I currently project Class III prices to average $17.50/cwt in 2024 and Class IV to average $18.75/cwt.
I expect total milk production for all of 2023 to be up slightly, by 0.25% compared with 2022. For 2024, I forecast an increase of nearly 1% from 2023 levels. Milk cow numbers have been on the decline, but the U.S. milk cow herd should level off near current levels before growing again in the second half of 2024. New plants coming on line during the year will need milk, which should act as a relief valve to the capacity limitations that had been preventing expansion previously.
A Variable, but Manageable, Year
While there is limited pressure one way or the other on milk prices for now, there are signs of relief in feed costs. Corn prices continue to fall with ample supplies, and as soybean biofuel plants come to fruition, soybean meal as a byproduct will be plentiful.
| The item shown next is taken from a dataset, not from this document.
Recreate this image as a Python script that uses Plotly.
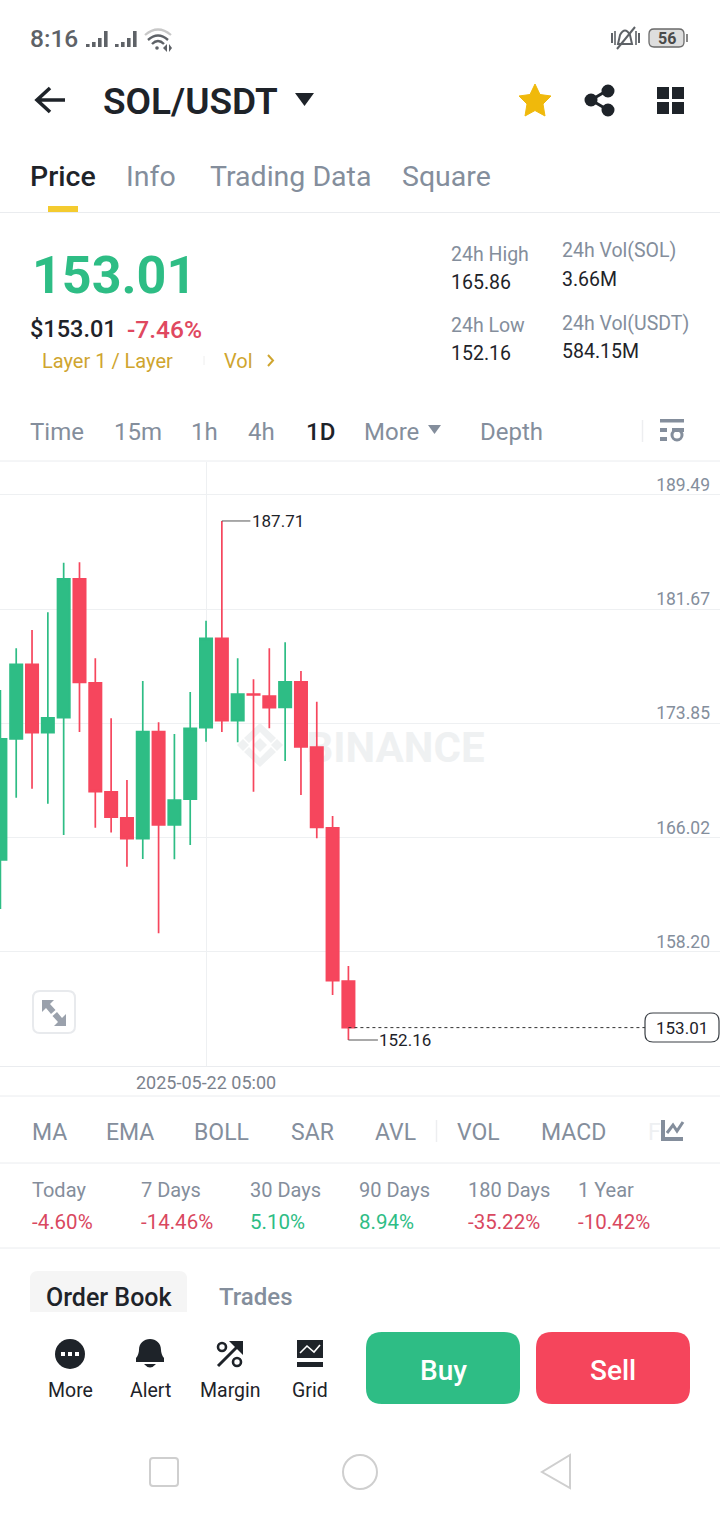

Interest expenses, meanwhile, will be higher than what producers have been accustomed to for the past several years. Even if there is some easing of interest rates in 2024, the baseline assumption should be to plan for a “higher for longer” scenario.
The strongest potential for a meaningful boost in demand would come from abroad, but exports are still hit or miss.
Higher rates appear to be having the intended effect of easing inflation, with broad inflation measures gradually descending. The dairy-specific consumer price index dipped slightly negative in September and October, meaning prices for consumer dairy products are lower than they were last fall.
Lower retail prices could help buoy domestic demand, but I don’t expect a dramatic surge. The strongest potential for a meaningful boost in demand would come from abroad, but exports are still hit or miss.
Slower exports in 2023 were a major contributor to the price weakness. But as we near the end of the year, the U.S. dollar is cooling off somewhat, which will make dairy products more affordable to importing countries. Still, the U.S. will be competing with Europe and New Zealand and ultimately will need to see demand rebound in areas like China and Southeast Asia, where economic woes have subdued activity.
2024 should be variable but manageable. Augmenting milk revenues with opportunities like beef-on-dairy cross sales and other non-milk revenue streams, as well as managing risk with hedging programs or insurance, will remain key to successfully navigating 2024.